Directions for this task
Write every line out verbatim and omit the pictures.

Dataset extract
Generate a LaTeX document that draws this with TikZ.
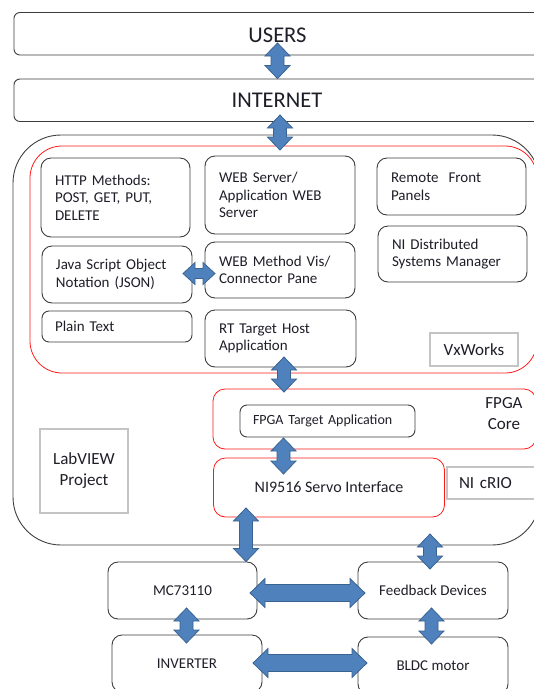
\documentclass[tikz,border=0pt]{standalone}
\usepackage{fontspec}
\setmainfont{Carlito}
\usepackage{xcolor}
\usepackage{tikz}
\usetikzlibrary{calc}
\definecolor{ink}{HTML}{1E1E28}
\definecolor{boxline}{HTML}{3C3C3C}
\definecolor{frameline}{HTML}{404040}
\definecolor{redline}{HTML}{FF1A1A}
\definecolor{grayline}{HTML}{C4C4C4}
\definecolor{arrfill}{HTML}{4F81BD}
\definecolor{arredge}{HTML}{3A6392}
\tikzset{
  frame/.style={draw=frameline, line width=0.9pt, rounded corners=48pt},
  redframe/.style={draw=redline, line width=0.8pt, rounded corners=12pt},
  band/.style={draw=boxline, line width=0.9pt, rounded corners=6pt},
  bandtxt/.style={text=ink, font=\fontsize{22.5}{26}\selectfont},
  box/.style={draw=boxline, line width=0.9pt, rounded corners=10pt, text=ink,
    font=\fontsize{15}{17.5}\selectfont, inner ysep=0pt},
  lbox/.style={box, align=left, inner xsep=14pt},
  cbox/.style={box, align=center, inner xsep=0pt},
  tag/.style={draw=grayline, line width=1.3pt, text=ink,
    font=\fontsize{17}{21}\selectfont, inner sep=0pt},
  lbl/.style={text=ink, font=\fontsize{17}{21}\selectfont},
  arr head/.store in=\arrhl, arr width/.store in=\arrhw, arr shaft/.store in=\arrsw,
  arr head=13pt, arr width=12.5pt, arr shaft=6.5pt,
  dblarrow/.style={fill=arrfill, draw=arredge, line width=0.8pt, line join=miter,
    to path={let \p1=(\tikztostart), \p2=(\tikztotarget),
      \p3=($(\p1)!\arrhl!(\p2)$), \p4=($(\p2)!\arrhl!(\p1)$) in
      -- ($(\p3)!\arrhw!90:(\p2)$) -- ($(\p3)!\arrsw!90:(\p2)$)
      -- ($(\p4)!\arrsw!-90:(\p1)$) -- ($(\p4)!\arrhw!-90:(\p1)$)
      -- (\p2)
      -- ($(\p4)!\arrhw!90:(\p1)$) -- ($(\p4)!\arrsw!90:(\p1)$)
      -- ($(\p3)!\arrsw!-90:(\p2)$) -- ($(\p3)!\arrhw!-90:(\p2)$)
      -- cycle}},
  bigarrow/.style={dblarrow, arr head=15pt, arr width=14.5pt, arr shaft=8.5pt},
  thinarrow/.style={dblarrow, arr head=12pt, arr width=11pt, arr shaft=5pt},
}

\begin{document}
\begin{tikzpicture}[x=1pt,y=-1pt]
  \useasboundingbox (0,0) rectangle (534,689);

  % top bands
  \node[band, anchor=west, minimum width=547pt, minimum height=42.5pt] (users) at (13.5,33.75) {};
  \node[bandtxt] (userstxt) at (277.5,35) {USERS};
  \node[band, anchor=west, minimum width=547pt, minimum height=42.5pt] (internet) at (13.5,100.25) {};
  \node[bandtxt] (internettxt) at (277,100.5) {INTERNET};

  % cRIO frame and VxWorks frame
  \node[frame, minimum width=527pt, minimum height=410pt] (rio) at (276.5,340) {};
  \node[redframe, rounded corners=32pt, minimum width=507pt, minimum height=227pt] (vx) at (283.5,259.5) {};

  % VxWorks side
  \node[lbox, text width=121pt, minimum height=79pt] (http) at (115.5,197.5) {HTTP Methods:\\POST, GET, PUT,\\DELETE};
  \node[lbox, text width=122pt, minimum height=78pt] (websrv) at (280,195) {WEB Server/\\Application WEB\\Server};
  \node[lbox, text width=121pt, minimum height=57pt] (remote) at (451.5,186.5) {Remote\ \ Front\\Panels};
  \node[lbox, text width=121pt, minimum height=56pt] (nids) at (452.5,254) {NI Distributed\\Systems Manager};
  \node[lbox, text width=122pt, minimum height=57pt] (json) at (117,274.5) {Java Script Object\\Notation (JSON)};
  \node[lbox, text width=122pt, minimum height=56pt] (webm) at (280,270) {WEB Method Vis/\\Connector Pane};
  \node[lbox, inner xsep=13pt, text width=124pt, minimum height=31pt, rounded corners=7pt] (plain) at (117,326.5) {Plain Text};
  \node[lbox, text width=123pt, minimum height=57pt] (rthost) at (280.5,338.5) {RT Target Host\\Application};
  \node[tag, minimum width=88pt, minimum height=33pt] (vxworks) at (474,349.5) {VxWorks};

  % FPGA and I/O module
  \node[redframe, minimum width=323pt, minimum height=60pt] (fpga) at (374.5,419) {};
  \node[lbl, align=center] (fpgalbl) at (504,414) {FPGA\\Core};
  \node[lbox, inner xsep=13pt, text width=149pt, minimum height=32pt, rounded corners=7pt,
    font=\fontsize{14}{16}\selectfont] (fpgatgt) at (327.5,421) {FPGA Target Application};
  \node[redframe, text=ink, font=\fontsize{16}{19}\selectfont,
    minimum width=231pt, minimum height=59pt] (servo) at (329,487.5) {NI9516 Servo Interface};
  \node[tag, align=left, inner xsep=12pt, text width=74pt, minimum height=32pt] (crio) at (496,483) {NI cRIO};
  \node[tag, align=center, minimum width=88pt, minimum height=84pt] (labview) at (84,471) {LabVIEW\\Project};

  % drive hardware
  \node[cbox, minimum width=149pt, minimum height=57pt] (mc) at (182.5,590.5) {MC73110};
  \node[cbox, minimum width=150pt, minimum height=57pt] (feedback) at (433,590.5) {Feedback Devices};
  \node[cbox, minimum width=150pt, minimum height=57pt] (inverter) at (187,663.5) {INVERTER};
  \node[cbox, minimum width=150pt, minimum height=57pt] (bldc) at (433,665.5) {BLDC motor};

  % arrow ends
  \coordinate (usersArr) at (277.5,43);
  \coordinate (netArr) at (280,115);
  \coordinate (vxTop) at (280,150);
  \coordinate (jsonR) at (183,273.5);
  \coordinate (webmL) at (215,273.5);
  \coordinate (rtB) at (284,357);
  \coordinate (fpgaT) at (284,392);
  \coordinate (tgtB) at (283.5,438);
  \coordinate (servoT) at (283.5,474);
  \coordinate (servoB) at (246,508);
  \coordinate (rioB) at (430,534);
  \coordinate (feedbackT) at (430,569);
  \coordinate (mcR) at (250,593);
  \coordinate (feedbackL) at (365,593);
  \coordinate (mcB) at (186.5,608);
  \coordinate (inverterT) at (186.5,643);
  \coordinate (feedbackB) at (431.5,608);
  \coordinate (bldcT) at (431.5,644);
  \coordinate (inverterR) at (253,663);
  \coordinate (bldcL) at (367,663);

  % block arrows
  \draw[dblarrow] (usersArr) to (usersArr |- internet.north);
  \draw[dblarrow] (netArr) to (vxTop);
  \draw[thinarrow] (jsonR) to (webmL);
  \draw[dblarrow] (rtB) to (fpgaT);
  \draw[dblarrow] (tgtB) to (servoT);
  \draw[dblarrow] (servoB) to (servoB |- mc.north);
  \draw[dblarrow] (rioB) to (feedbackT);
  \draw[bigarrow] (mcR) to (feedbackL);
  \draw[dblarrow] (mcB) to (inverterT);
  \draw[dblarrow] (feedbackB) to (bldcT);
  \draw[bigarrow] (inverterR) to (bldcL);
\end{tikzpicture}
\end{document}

Answer to the problem
Generate a LaTeX document that draws this with TikZ.
\documentclass[tikz,border=0pt]{standalone}
\usepackage{fontspec}
\setmainfont{Carlito}
\usepackage{xcolor}
\usepackage{tikz}
\usetikzlibrary{calc}
\definecolor{ink}{HTML}{1E1E28}
\definecolor{boxline}{HTML}{3C3C3C}
\definecolor{frameline}{HTML}{404040}
\definecolor{redline}{HTML}{FF1A1A}
\definecolor{grayline}{HTML}{C4C4C4}
\definecolor{arrfill}{HTML}{4F81BD}
\definecolor{arredge}{HTML}{3A6392}
\tikzset{
  frame/.style={draw=frameline, line width=0.9pt, rounded corners=48pt},
  redframe/.style={draw=redline, line width=0.8pt, rounded corners=12pt},
  band/.style={draw=boxline, line width=0.9pt, rounded corners=6pt},
  bandtxt/.style={text=ink, font=\fontsize{22.5}{26}\selectfont},
  box/.style={draw=boxline, line width=0.9pt, rounded corners=10pt, text=ink,
    font=\fontsize{15}{17.5}\selectfont, inner ysep=0pt},
  lbox/.style={box, align=left, inner xsep=14pt},
  cbox/.style={box, align=center, inner xsep=0pt},
  tag/.style={draw=grayline, line width=1.3pt, text=ink,
    font=\fontsize{17}{21}\selectfont, inner sep=0pt},
  lbl/.style={text=ink, font=\fontsize{17}{21}\selectfont},
  arr head/.store in=\arrhl, arr width/.store in=\arrhw, arr shaft/.store in=\arrsw,
  arr head=13pt, arr width=12.5pt, arr shaft=6.5pt,
  dblarrow/.style={fill=arrfill, draw=arredge, line width=0.8pt, line join=miter,
    to path={let \p1=(\tikztostart), \p2=(\tikztotarget),
      \p3=($(\p1)!\arrhl!(\p2)$), \p4=($(\p2)!\arrhl!(\p1)$) in
      -- ($(\p3)!\arrhw!90:(\p2)$) -- ($(\p3)!\arrsw!90:(\p2)$)
      -- ($(\p4)!\arrsw!-90:(\p1)$) -- ($(\p4)!\arrhw!-90:(\p1)$)
      -- (\p2)
      -- ($(\p4)!\arrhw!90:(\p1)$) -- ($(\p4)!\arrsw!90:(\p1)$)
      -- ($(\p3)!\arrsw!-90:(\p2)$) -- ($(\p3)!\arrhw!-90:(\p2)$)
      -- cycle}},
  bigarrow/.style={dblarrow, arr head=15pt, arr width=14.5pt, arr shaft=8.5pt},
  thinarrow/.style={dblarrow, arr head=12pt, arr width=11pt, arr shaft=5pt},
}

\begin{document}
\begin{tikzpicture}[x=1pt,y=-1pt]
  \useasboundingbox (0,0) rectangle (534,689);

  % top bands
  \node[band, anchor=west, minimum width=547pt, minimum height=42.5pt] (users) at (13.5,33.75) {};
  \node[bandtxt] (userstxt) at (277.5,35) {USERS};
  \node[band, anchor=west, minimum width=547pt, minimum height=42.5pt] (internet) at (13.5,100.25) {};
  \node[bandtxt] (internettxt) at (277,100.5) {INTERNET};

  % cRIO frame and VxWorks frame
  \node[frame, minimum width=527pt, minimum height=410pt] (rio) at (276.5,340) {};
  \node[redframe, rounded corners=32pt, minimum width=507pt, minimum height=227pt] (vx) at (283.5,259.5) {};

  % VxWorks side
  \node[lbox, text width=121pt, minimum height=79pt] (http) at (115.5,197.5) {HTTP Methods:\\POST, GET, PUT,\\DELETE};
  \node[lbox, text width=122pt, minimum height=78pt] (websrv) at (280,195) {WEB Server/\\Application WEB\\Server};
  \node[lbox, text width=121pt, minimum height=57pt] (remote) at (451.5,186.5) {Remote\ \ Front\\Panels};
  \node[lbox, text width=121pt, minimum height=56pt] (nids) at (452.5,254) {NI Distributed\\Systems Manager};
  \node[lbox, text width=122pt, minimum height=57pt] (json) at (117,274.5) {Java Script Object\\Notation (JSON)};
  \node[lbox, text width=122pt, minimum height=56pt] (webm) at (280,270) {WEB Method Vis/\\Connector Pane};
  \node[lbox, inner xsep=13pt, text width=124pt, minimum height=31pt, rounded corners=7pt] (plain) at (117,326.5) {Plain Text};
  \node[lbox, text width=123pt, minimum height=57pt] (rthost) at (280.5,338.5) {RT Target Host\\Application};
  \node[tag, minimum width=88pt, minimum height=33pt] (vxworks) at (474,349.5) {VxWorks};

  % FPGA and I/O module
  \node[redframe, minimum width=323pt, minimum height=60pt] (fpga) at (374.5,419) {};
  \node[lbl, align=center] (fpgalbl) at (504,414) {FPGA\\Core};
  \node[lbox, inner xsep=13pt, text width=149pt, minimum height=32pt, rounded corners=7pt,
    font=\fontsize{14}{16}\selectfont] (fpgatgt) at (327.5,421) {FPGA Target Application};
  \node[redframe, text=ink, font=\fontsize{16}{19}\selectfont,
    minimum width=231pt, minimum height=59pt] (servo) at (329,487.5) {NI9516 Servo Interface};
  \node[tag, align=left, inner xsep=12pt, text width=74pt, minimum height=32pt] (crio) at (496,483) {NI cRIO};
  \node[tag, align=center, minimum width=88pt, minimum height=84pt] (labview) at (84,471) {LabVIEW\\Project};

  % drive hardware
  \node[cbox, minimum width=149pt, minimum height=57pt] (mc) at (182.5,590.5) {MC73110};
  \node[cbox, minimum width=150pt, minimum height=57pt] (feedback) at (433,590.5) {Feedback Devices};
  \node[cbox, minimum width=150pt, minimum height=57pt] (inverter) at (187,663.5) {INVERTER};
  \node[cbox, minimum width=150pt, minimum height=57pt] (bldc) at (433,665.5) {BLDC motor};

  % arrow ends
  \coordinate (usersArr) at (277.5,43);
  \coordinate (netArr) at (280,115);
  \coordinate (vxTop) at (280,150);
  \coordinate (jsonR) at (183,273.5);
  \coordinate (webmL) at (215,273.5);
  \coordinate (rtB) at (284,357);
  \coordinate (fpgaT) at (284,392);
  \coordinate (tgtB) at (283.5,438);
  \coordinate (servoT) at (283.5,474);
  \coordinate (servoB) at (246,508);
  \coordinate (rioB) at (430,534);
  \coordinate (feedbackT) at (430,569);
  \coordinate (mcR) at (250,593);
  \coordinate (feedbackL) at (365,593);
  \coordinate (mcB) at (186.5,608);
  \coordinate (inverterT) at (186.5,643);
  \coordinate (feedbackB) at (431.5,608);
  \coordinate (bldcT) at (431.5,644);
  \coordinate (inverterR) at (253,663);
  \coordinate (bldcL) at (367,663);

  % block arrows
  \draw[dblarrow] (usersArr) to (usersArr |- internet.north);
  \draw[dblarrow] (netArr) to (vxTop);
  \draw[thinarrow] (jsonR) to (webmL);
  \draw[dblarrow] (rtB) to (fpgaT);
  \draw[dblarrow] (tgtB) to (servoT);
  \draw[dblarrow] (servoB) to (servoB |- mc.north);
  \draw[dblarrow] (rioB) to (feedbackT);
  \draw[bigarrow] (mcR) to (feedbackL);
  \draw[dblarrow] (mcB) to (inverterT);
  \draw[dblarrow] (feedbackB) to (bldcT);
  \draw[bigarrow] (inverterR) to (bldcL);
\end{tikzpicture}
\end{document}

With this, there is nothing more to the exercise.